During the rest of the year use long-handled edging shears or a mechanical edger to maintain the neat edge — never use a half-moon edging iron to trim an edge which is already straight, since this tool is designed for cutting turf, not blades of grass. Long-handled edging shears, if sharpened regularly, do a very good job. They are available with handles of various lengths — buy the right size for your height.
Mechanical edgers consist of a roller with a disc of sharp-edged spikes which rotate as you push the device along the edge of the lawn, cutting the grass against a fixed blade. Though slightly less tiring to use than long-handled shears, these edgers generally do not make such a clean cut. Motor-powered edgers are also available and these the produce a good finish. They do take much of the back-ache out of edging a large expanse of lawn, but, whether battery powered or run from mains electricity, they are expensive and sometimes difficult to manoeuvre.
If your soil is crumbly or the garden lawns receive a lot of wear and tear, natural lawn edges may break away. To avoid this problem, lay an edging strip of aluminium, timber or plastic. Proprietary edging strip is available which gives a very clean finish, or you can make your own. Ensure that the edging strip lies slightly below the lawn surface so you can mow right to the edge.
Grass Mowing – Trimming Around Obstacles
Not all garden lawns are a perfect rectangle — many meander around trees, have island beds with overhanging plants or are edged with walls or steep banks, for instance. Lawnmowers can only deal with flat surfaces and cannot cut close to a vertical barrier.
Various tools are available for horizontal trimming of grass — the choice depends on how much you are prepared to spend and on whether you prefer to stand up or bend down to do the cutting. Simple garden shears do an adequate job — provided they are sharpened regularly — but are suitable only for small areas since you must crouch to use them.
Applying the same cutting action as hedge trimmers, battery-operated grass mowing trimmers provide a less energetic means of cutting grass around obstacles. With a single charge, the battery generally lasts long enough to cut up to 20 sq m/yd.
For use in a standing position, long-handled lawn shears give the neatest cut. As with ordinary shears, the blades must be sharpened regularly. Ensure that the handle length and cutting angle suits you when buying — various models are available.
The easiest of all to use, nylon cord electric or motorized trimmers have become very popular in recent years. These cut grass, weeds and even quite coarse undergrowth by the whipping action of a nylon cord which rotates at high speed within a safety shield. The cut surface is not very neat, however, and this type of machine is suitable only for informal lawns. Drawbacks include relatively high cost, a hazard from flying debris thrown up by the cord — wear goggles —and the rather piercing noise generated by the motor and cord.
Brushing and Raking
In spring, lightly brush or rake the lawn with a wire-tined lawn rake to remove winter debris, particularly before mowing for the first time. Avoid dispersing any moss.

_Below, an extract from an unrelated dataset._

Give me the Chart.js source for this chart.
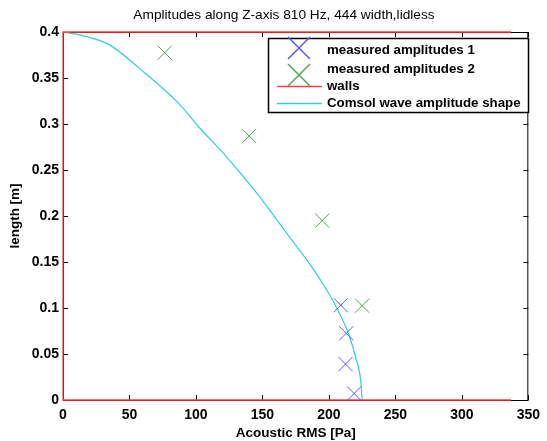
<!DOCTYPE html>
<html>
<head>
<meta charset="utf-8">
<script src="https://cdn.jsdelivr.net/npm/chart.js@4.4.1/dist/chart.umd.min.js"></script>
<style>
  html, body { margin: 0; padding: 0; background: #fff; }
  #wrap { width: 547px; height: 441px; position: relative; }
</style>
</head>
<body>
<div id="wrap"><canvas id="chart"></canvas></div>
<script>
// measured points (x = Acoustic RMS [Pa], y = length [m])
const meas1X = [209, 213, 212.5, 219];
const meas1Y = [0.103, 0.0725, 0.039, 0.007];
const meas2X = [76.5, 140, 195, 225];
const meas2Y = [0.3775, 0.287, 0.195, 0.1025];

// walls
const wallX = [337, 0, 0, 337];
const wallY = [0.4, 0.4, 0, 0];

// comsol curve
const shapeX = [0, 15, 35, 57, 87, 102, 122, 144, 172, 185, 196, 206, 215, 220, 224, 225];
const shapeY = [0.4, 0.396, 0.386, 0.361, 0.3225, 0.297, 0.266, 0.228, 0.174, 0.149, 0.125, 0.1, 0.071, 0.047, 0.02, 0];

const xTicks = [0, 50, 100, 150, 200, 250, 300, 350];
const yTicks = [0, 0.05, 0.1, 0.15, 0.2, 0.25, 0.3, 0.35, 0.4];

const FONT = 'Liberation Sans, Arial, sans-serif';
const pts = (xs, ys) => xs.map((x, i) => ({ x: x, y: ys[i] }));

// matlab-ish box, inward ticks, legend and title
const matlabBits = {
  id: 'matlabBits',
  beforeDatasetsDraw(chart) {
    const { ctx, chartArea: a, scales: { x, y } } = chart;
    ctx.save();
    ctx.strokeStyle = '#000';
    ctx.lineWidth = 1;
    ctx.strokeRect(a.left + 0.5, a.top + 0.5, a.right - a.left - 1, a.bottom - a.top);
    ctx.beginPath();
    xTicks.forEach(v => {
      const px = Math.round(x.getPixelForValue(v)) + 0.5;
      ctx.moveTo(px, a.bottom); ctx.lineTo(px, a.bottom - 5);
      ctx.moveTo(px, a.top); ctx.lineTo(px, a.top + 5);
    });
    yTicks.forEach(v => {
      const py = Math.round(y.getPixelForValue(v)) + 0.5;
      ctx.moveTo(a.left, py); ctx.lineTo(a.left + 5, py);
      ctx.moveTo(a.right, py); ctx.lineTo(a.right - 5, py);
    });
    ctx.stroke();
    ctx.restore();
  },
  afterDraw(chart) {
    const { ctx } = chart;
    ctx.save();
    ctx.fillStyle = '#000';
    ctx.font = '13.7px ' + FONT;
    ctx.textAlign = 'center';
    ctx.textBaseline = 'middle';
    ctx.fillText('Amplitudes along Z-axis 810 Hz, 444 width,lidless', 284, 15);

    // legend box
    const bx = 268, by = 38, bw = 260, bh = 74;
    ctx.fillStyle = '#fff';
    ctx.fillRect(bx, by, bw, bh);
    ctx.strokeStyle = '#000';
    ctx.lineWidth = 1.5;
    ctx.strokeRect(bx + 0.5, by + 0.5, bw, bh);

    const ds = chart.data.datasets;
    const rows = [50, 69, 86, 103];
    [[ds[0].borderColor, rows[0] - 2], [ds[1].borderColor, rows[1] + 6]].forEach(([c, cy]) => {
      ctx.strokeStyle = c;
      ctx.lineWidth = 1.5;
      ctx.beginPath();
      ctx.moveTo(288, cy - 11); ctx.lineTo(310, cy + 11);
      ctx.moveTo(310, cy - 11); ctx.lineTo(288, cy + 11);
      ctx.stroke();
    });
    [[ds[2].borderColor, rows[2]], [ds[3].borderColor, rows[3]]].forEach(([c, cy]) => {
      ctx.strokeStyle = c;
      ctx.lineWidth = 1.5;
      ctx.beginPath();
      ctx.moveTo(277, cy + 0.5); ctx.lineTo(322, cy + 0.5);
      ctx.stroke();
    });
    ctx.fillStyle = '#000';
    ctx.font = 'bold 13.3px ' + FONT;
    ctx.textAlign = 'left';
    ds.forEach((d, i) => ctx.fillText(d.label, 327, rows[i]));
    ctx.restore();
  }
};

new Chart(document.getElementById('chart'), {
  type: 'scatter',
  data: {
    datasets: [
      {
        label: 'measured amplitudes 1',
        data: pts(meas1X, meas1Y),
        showLine: false,
        pointStyle: 'crossRot',
        pointRadius: 10,
        pointBorderWidth: 1,
        borderColor: '#5a5aff',
        backgroundColor: '#5a5aff'
      },
      {
        label: 'measured amplitudes 2',
        data: pts(meas2X, meas2Y),
        showLine: false,
        pointStyle: 'crossRot',
        pointRadius: 10,
        pointBorderWidth: 1,
        borderColor: '#4ea84e',
        backgroundColor: '#4ea84e'
      },
      {
        label: 'walls',
        data: pts(wallX, wallY),
        showLine: true,
        clip: false,
        pointRadius: 0,
        borderWidth: 1.3,
        borderColor: '#ff4040'
      },
      {
        label: 'Comsol wave amplitude shape',
        data: pts(shapeX, shapeY),
        showLine: true,
        pointRadius: 0,
        borderWidth: 1.2,
        cubicInterpolationMode: 'monotone',
        borderColor: '#30d0d0'
      }
    ]
  },
  options: {
    responsive: true,
    maintainAspectRatio: false,
    animation: false,
    layout: { padding: { top: 32, right: 14, left: 0, bottom: 0 } },
    plugins: {
      legend: { display: false },
      title: { display: false },
      tooltip: { enabled: false }
    },
    scales: {
      x: {
        min: 0, max: 350,
        afterBuildTicks: s => { s.ticks = xTicks.map(v => ({ value: v })); },
        afterFit: s => { s.height = 41; },
        grid: { display: false, drawTicks: false },
        border: { display: false },
        ticks: {
          padding: 7,
          color: '#000',
          font: { family: FONT, size: 14, weight: 'bold' },
          maxRotation: 0
        },
        title: {
          display: true,
          text: 'Acoustic RMS [Pa]',
          color: '#000',
          font: { family: FONT, size: 13.5, weight: 'bold' },
          padding: { top: 0, bottom: 0 }
        }
      },
      y: {
        min: 0, max: 0.4,
        afterBuildTicks: s => { s.ticks = yTicks.map(v => ({ value: v })); },
        afterFit: s => { s.width = 63; },
        grid: { display: false, drawTicks: false },
        border: { display: false },
        ticks: {
          padding: 4,
          color: '#000',
          font: { family: FONT, size: 14, weight: 'bold' },
          callback: v => String(Math.round(v * 100) / 100)
        },
        title: {
          display: true,
          text: 'length [m]',
          color: '#000',
          font: { family: FONT, size: 13.5, weight: 'bold' },
          padding: { top: 7, bottom: 0 }
        }
      }
    }
  },
  plugins: [matlabBits]
});
</script>
</body>
</html>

In late spring and summer, brush the lawn occasionally with a besom before grass mowing. This helps to clear wormcasts, remove dew or rainwater from the leaves and lift flattened grass and weed stems.
In early to mid autumn, scarify, then:
- rake thoroughly and vigorously
- with the lawn rake to clear away all debris. Remove the rakings with a stiff brush or besom. Sweep all fallen leaves from the lawn once a week in autumn.